*Challenge*. The data must be returned in full and exactly as given.

(Rows from a dataset of charts and code)

===============

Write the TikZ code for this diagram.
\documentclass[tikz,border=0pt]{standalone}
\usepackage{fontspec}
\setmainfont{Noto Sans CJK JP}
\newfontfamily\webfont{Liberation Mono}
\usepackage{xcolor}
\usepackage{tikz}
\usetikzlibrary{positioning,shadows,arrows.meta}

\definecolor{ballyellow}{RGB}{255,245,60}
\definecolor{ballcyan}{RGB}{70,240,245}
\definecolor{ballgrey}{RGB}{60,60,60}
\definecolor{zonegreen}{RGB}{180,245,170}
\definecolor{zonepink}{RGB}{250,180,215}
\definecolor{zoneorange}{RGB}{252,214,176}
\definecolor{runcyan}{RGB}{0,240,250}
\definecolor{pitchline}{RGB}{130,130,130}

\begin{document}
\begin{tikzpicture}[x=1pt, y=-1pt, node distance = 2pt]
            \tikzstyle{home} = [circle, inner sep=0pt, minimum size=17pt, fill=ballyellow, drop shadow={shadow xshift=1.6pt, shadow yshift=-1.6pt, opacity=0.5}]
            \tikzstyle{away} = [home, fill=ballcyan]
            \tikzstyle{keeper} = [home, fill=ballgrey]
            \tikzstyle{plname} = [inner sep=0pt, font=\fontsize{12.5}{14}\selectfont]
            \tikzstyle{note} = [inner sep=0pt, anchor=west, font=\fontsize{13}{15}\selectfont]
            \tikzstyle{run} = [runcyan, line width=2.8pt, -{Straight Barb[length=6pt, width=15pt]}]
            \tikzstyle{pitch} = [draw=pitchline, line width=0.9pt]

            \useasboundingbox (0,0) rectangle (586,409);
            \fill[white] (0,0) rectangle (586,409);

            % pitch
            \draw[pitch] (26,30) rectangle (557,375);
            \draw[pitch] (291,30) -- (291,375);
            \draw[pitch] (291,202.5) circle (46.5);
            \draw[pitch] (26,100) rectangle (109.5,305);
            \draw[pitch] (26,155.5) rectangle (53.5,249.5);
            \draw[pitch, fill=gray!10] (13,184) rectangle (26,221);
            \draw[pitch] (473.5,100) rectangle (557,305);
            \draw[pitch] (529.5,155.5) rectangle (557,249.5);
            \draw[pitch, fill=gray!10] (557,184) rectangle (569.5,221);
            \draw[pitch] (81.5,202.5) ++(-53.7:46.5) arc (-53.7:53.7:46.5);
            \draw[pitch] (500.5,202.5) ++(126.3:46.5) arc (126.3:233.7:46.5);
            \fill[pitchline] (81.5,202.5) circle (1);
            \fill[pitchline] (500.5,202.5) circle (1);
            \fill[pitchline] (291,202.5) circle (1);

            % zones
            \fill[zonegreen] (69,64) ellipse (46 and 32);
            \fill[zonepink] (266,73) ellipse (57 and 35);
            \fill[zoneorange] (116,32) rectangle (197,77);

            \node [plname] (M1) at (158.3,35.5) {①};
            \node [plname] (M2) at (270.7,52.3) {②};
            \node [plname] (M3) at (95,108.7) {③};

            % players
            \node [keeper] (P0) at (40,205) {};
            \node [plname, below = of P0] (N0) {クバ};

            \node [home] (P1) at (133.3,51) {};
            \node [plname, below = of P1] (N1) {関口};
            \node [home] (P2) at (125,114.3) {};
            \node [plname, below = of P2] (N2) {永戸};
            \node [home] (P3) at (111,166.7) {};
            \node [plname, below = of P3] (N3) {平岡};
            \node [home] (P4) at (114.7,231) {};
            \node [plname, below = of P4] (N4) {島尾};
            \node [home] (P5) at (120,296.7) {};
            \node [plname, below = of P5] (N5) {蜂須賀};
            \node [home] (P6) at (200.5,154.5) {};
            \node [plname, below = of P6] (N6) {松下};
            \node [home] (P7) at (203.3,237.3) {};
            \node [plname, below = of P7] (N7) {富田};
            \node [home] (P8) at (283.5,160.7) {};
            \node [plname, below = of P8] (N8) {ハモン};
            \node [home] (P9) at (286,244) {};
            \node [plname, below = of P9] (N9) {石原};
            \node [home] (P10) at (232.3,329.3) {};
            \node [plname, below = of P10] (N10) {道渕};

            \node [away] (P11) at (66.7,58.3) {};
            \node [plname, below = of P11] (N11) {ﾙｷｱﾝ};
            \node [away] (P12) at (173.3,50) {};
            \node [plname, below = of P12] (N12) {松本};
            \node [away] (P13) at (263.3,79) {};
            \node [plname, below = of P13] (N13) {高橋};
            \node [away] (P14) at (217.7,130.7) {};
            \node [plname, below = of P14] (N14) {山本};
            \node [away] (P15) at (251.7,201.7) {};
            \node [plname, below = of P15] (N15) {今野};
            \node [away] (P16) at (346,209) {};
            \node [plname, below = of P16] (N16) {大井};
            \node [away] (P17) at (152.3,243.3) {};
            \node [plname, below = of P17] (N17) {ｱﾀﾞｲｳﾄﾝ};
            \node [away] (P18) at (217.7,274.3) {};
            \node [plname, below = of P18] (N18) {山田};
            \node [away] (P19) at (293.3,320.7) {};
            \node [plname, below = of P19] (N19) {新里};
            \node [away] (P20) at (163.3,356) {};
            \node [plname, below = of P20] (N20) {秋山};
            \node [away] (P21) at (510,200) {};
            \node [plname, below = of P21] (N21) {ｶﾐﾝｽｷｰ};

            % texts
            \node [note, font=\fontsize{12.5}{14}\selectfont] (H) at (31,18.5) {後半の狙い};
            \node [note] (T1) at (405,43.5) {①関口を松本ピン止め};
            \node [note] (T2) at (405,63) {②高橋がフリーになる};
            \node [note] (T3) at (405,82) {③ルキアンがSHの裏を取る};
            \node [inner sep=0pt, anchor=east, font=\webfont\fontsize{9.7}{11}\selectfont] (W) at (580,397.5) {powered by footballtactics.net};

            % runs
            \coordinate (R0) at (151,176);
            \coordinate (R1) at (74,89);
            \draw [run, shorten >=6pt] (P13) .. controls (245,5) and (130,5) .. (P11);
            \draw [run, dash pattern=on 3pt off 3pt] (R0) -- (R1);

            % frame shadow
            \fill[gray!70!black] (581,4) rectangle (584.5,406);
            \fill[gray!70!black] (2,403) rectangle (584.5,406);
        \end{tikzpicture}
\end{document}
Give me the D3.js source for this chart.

===============

*Output of the exercise*.
Write the TikZ code for this diagram.
\documentclass[tikz,border=0pt]{standalone}
\usepackage{fontspec}
\setmainfont{Noto Sans CJK JP}
\newfontfamily\webfont{Liberation Mono}
\usepackage{xcolor}
\usepackage{tikz}
\usetikzlibrary{positioning,shadows,arrows.meta}

\definecolor{ballyellow}{RGB}{255,245,60}
\definecolor{ballcyan}{RGB}{70,240,245}
\definecolor{ballgrey}{RGB}{60,60,60}
\definecolor{zonegreen}{RGB}{180,245,170}
\definecolor{zonepink}{RGB}{250,180,215}
\definecolor{zoneorange}{RGB}{252,214,176}
\definecolor{runcyan}{RGB}{0,240,250}
\definecolor{pitchline}{RGB}{130,130,130}

\begin{document}
\begin{tikzpicture}[x=1pt, y=-1pt, node distance = 2pt]
            \tikzstyle{home} = [circle, inner sep=0pt, minimum size=17pt, fill=ballyellow, drop shadow={shadow xshift=1.6pt, shadow yshift=-1.6pt, opacity=0.5}]
            \tikzstyle{away} = [home, fill=ballcyan]
            \tikzstyle{keeper} = [home, fill=ballgrey]
            \tikzstyle{plname} = [inner sep=0pt, font=\fontsize{12.5}{14}\selectfont]
            \tikzstyle{note} = [inner sep=0pt, anchor=west, font=\fontsize{13}{15}\selectfont]
            \tikzstyle{run} = [runcyan, line width=2.8pt, -{Straight Barb[length=6pt, width=15pt]}]
            \tikzstyle{pitch} = [draw=pitchline, line width=0.9pt]

            \useasboundingbox (0,0) rectangle (586,409);
            \fill[white] (0,0) rectangle (586,409);

            % pitch
            \draw[pitch] (26,30) rectangle (557,375);
            \draw[pitch] (291,30) -- (291,375);
            \draw[pitch] (291,202.5) circle (46.5);
            \draw[pitch] (26,100) rectangle (109.5,305);
            \draw[pitch] (26,155.5) rectangle (53.5,249.5);
            \draw[pitch, fill=gray!10] (13,184) rectangle (26,221);
            \draw[pitch] (473.5,100) rectangle (557,305);
            \draw[pitch] (529.5,155.5) rectangle (557,249.5);
            \draw[pitch, fill=gray!10] (557,184) rectangle (569.5,221);
            \draw[pitch] (81.5,202.5) ++(-53.7:46.5) arc (-53.7:53.7:46.5);
            \draw[pitch] (500.5,202.5) ++(126.3:46.5) arc (126.3:233.7:46.5);
            \fill[pitchline] (81.5,202.5) circle (1);
            \fill[pitchline] (500.5,202.5) circle (1);
            \fill[pitchline] (291,202.5) circle (1);

            % zones
            \fill[zonegreen] (69,64) ellipse (46 and 32);
            \fill[zonepink] (266,73) ellipse (57 and 35);
            \fill[zoneorange] (116,32) rectangle (197,77);

            \node [plname] (M1) at (158.3,35.5) {①};
            \node [plname] (M2) at (270.7,52.3) {②};
            \node [plname] (M3) at (95,108.7) {③};

            % players
            \node [keeper] (P0) at (40,205) {};
            \node [plname, below = of P0] (N0) {クバ};

            \node [home] (P1) at (133.3,51) {};
            \node [plname, below = of P1] (N1) {関口};
            \node [home] (P2) at (125,114.3) {};
            \node [plname, below = of P2] (N2) {永戸};
            \node [home] (P3) at (111,166.7) {};
            \node [plname, below = of P3] (N3) {平岡};
            \node [home] (P4) at (114.7,231) {};
            \node [plname, below = of P4] (N4) {島尾};
            \node [home] (P5) at (120,296.7) {};
            \node [plname, below = of P5] (N5) {蜂須賀};
            \node [home] (P6) at (200.5,154.5) {};
            \node [plname, below = of P6] (N6) {松下};
            \node [home] (P7) at (203.3,237.3) {};
            \node [plname, below = of P7] (N7) {富田};
            \node [home] (P8) at (283.5,160.7) {};
            \node [plname, below = of P8] (N8) {ハモン};
            \node [home] (P9) at (286,244) {};
            \node [plname, below = of P9] (N9) {石原};
            \node [home] (P10) at (232.3,329.3) {};
            \node [plname, below = of P10] (N10) {道渕};

            \node [away] (P11) at (66.7,58.3) {};
            \node [plname, below = of P11] (N11) {ﾙｷｱﾝ};
            \node [away] (P12) at (173.3,50) {};
            \node [plname, below = of P12] (N12) {松本};
            \node [away] (P13) at (263.3,79) {};
            \node [plname, below = of P13] (N13) {高橋};
            \node [away] (P14) at (217.7,130.7) {};
            \node [plname, below = of P14] (N14) {山本};
            \node [away] (P15) at (251.7,201.7) {};
            \node [plname, below = of P15] (N15) {今野};
            \node [away] (P16) at (346,209) {};
            \node [plname, below = of P16] (N16) {大井};
            \node [away] (P17) at (152.3,243.3) {};
            \node [plname, below = of P17] (N17) {ｱﾀﾞｲｳﾄﾝ};
            \node [away] (P18) at (217.7,274.3) {};
            \node [plname, below = of P18] (N18) {山田};
            \node [away] (P19) at (293.3,320.7) {};
            \node [plname, below = of P19] (N19) {新里};
            \node [away] (P20) at (163.3,356) {};
            \node [plname, below = of P20] (N20) {秋山};
            \node [away] (P21) at (510,200) {};
            \node [plname, below = of P21] (N21) {ｶﾐﾝｽｷｰ};

            % texts
            \node [note, font=\fontsize{12.5}{14}\selectfont] (H) at (31,18.5) {後半の狙い};
            \node [note] (T1) at (405,43.5) {①関口を松本ピン止め};
            \node [note] (T2) at (405,63) {②高橋がフリーになる};
            \node [note] (T3) at (405,82) {③ルキアンがSHの裏を取る};
            \node [inner sep=0pt, anchor=east, font=\webfont\fontsize{9.7}{11}\selectfont] (W) at (580,397.5) {powered by footballtactics.net};

            % runs
            \coordinate (R0) at (151,176);
            \coordinate (R1) at (74,89);
            \draw [run, shorten >=6pt] (P13) .. controls (245,5) and (130,5) .. (P11);
            \draw [run, dash pattern=on 3pt off 3pt] (R0) -- (R1);

            % frame shadow
            \fill[gray!70!black] (581,4) rectangle (584.5,406);
            \fill[gray!70!black] (2,403) rectangle (584.5,406);
        \end{tikzpicture}
\end{document}
Give me the D3.js source for this chart.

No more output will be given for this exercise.